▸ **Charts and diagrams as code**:

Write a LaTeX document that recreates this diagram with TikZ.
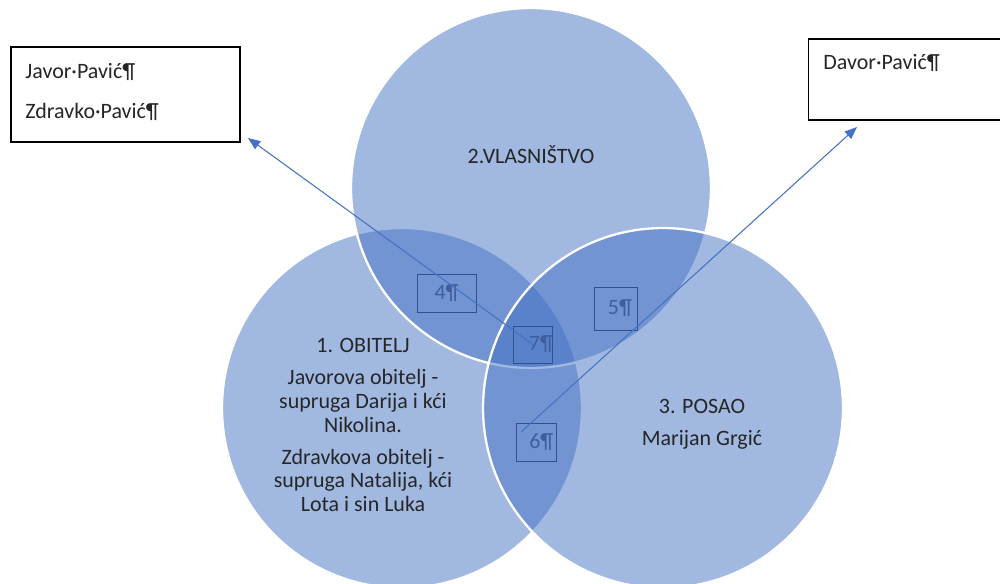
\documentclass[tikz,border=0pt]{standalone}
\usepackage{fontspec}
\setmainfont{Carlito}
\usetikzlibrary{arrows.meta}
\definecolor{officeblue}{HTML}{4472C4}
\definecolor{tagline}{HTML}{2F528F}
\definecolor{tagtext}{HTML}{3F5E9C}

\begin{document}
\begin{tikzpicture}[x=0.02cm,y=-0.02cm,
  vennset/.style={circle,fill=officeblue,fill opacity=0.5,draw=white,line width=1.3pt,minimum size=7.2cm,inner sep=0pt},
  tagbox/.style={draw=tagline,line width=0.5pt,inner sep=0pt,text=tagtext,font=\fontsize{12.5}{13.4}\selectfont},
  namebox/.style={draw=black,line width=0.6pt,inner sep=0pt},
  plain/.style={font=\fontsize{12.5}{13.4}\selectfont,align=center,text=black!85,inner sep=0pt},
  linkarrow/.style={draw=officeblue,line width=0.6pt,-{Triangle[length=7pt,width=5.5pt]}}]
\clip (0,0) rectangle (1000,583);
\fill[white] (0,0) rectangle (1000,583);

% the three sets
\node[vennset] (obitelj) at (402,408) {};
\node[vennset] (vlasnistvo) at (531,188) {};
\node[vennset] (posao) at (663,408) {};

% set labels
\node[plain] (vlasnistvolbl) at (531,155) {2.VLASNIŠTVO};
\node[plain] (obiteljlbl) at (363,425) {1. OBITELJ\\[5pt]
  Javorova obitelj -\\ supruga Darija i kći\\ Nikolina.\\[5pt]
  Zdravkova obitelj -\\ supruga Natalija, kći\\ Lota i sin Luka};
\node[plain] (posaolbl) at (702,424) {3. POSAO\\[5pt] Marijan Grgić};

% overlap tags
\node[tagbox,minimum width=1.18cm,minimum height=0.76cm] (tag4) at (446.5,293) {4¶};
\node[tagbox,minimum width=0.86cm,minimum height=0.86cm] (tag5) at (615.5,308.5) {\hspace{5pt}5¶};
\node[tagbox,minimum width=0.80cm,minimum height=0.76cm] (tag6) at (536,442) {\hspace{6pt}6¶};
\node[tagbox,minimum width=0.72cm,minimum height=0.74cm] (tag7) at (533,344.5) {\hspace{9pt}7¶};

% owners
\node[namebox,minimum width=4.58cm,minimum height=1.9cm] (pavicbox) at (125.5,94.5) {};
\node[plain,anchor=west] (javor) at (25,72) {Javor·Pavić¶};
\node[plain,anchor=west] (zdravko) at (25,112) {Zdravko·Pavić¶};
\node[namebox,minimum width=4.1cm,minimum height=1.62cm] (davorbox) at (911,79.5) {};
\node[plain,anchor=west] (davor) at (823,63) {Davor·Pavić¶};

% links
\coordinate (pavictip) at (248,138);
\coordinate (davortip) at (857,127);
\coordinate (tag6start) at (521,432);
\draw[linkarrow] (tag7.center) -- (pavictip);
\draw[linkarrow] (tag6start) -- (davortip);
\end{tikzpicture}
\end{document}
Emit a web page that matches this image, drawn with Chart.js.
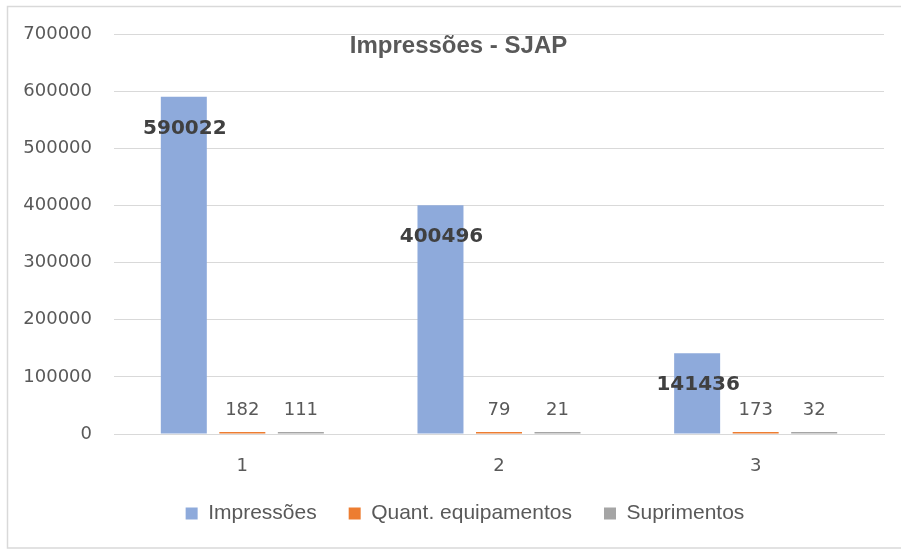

▸ **Task statement**: Copy the data character for character, but drop all pictures from the copy.

▸ **Written solution**:
Write a LaTeX document that recreates this diagram with TikZ.
\documentclass[tikz,border=0pt]{standalone}
\usepackage{fontspec}
\setmainfont{Carlito}
\usetikzlibrary{arrows.meta}
\definecolor{officeblue}{HTML}{4472C4}
\definecolor{tagline}{HTML}{2F528F}
\definecolor{tagtext}{HTML}{3F5E9C}

\begin{document}
\begin{tikzpicture}[x=0.02cm,y=-0.02cm,
  vennset/.style={circle,fill=officeblue,fill opacity=0.5,draw=white,line width=1.3pt,minimum size=7.2cm,inner sep=0pt},
  tagbox/.style={draw=tagline,line width=0.5pt,inner sep=0pt,text=tagtext,font=\fontsize{12.5}{13.4}\selectfont},
  namebox/.style={draw=black,line width=0.6pt,inner sep=0pt},
  plain/.style={font=\fontsize{12.5}{13.4}\selectfont,align=center,text=black!85,inner sep=0pt},
  linkarrow/.style={draw=officeblue,line width=0.6pt,-{Triangle[length=7pt,width=5.5pt]}}]
\clip (0,0) rectangle (1000,583);
\fill[white] (0,0) rectangle (1000,583);

% the three sets
\node[vennset] (obitelj) at (402,408) {};
\node[vennset] (vlasnistvo) at (531,188) {};
\node[vennset] (posao) at (663,408) {};

% set labels
\node[plain] (vlasnistvolbl) at (531,155) {2.VLASNIŠTVO};
\node[plain] (obiteljlbl) at (363,425) {1. OBITELJ\\[5pt]
  Javorova obitelj -\\ supruga Darija i kći\\ Nikolina.\\[5pt]
  Zdravkova obitelj -\\ supruga Natalija, kći\\ Lota i sin Luka};
\node[plain] (posaolbl) at (702,424) {3. POSAO\\[5pt] Marijan Grgić};

% overlap tags
\node[tagbox,minimum width=1.18cm,minimum height=0.76cm] (tag4) at (446.5,293) {4¶};
\node[tagbox,minimum width=0.86cm,minimum height=0.86cm] (tag5) at (615.5,308.5) {\hspace{5pt}5¶};
\node[tagbox,minimum width=0.80cm,minimum height=0.76cm] (tag6) at (536,442) {\hspace{6pt}6¶};
\node[tagbox,minimum width=0.72cm,minimum height=0.74cm] (tag7) at (533,344.5) {\hspace{9pt}7¶};

% owners
\node[namebox,minimum width=4.58cm,minimum height=1.9cm] (pavicbox) at (125.5,94.5) {};
\node[plain,anchor=west] (javor) at (25,72) {Javor·Pavić¶};
\node[plain,anchor=west] (zdravko) at (25,112) {Zdravko·Pavić¶};
\node[namebox,minimum width=4.1cm,minimum height=1.62cm] (davorbox) at (911,79.5) {};
\node[plain,anchor=west] (davor) at (823,63) {Davor·Pavić¶};

% links
\coordinate (pavictip) at (248,138);
\coordinate (davortip) at (857,127);
\coordinate (tag6start) at (521,432);
\draw[linkarrow] (tag7.center) -- (pavictip);
\draw[linkarrow] (tag6start) -- (davortip);
\end{tikzpicture}
\end{document}
Emit a web page that matches this image, drawn with Chart.js.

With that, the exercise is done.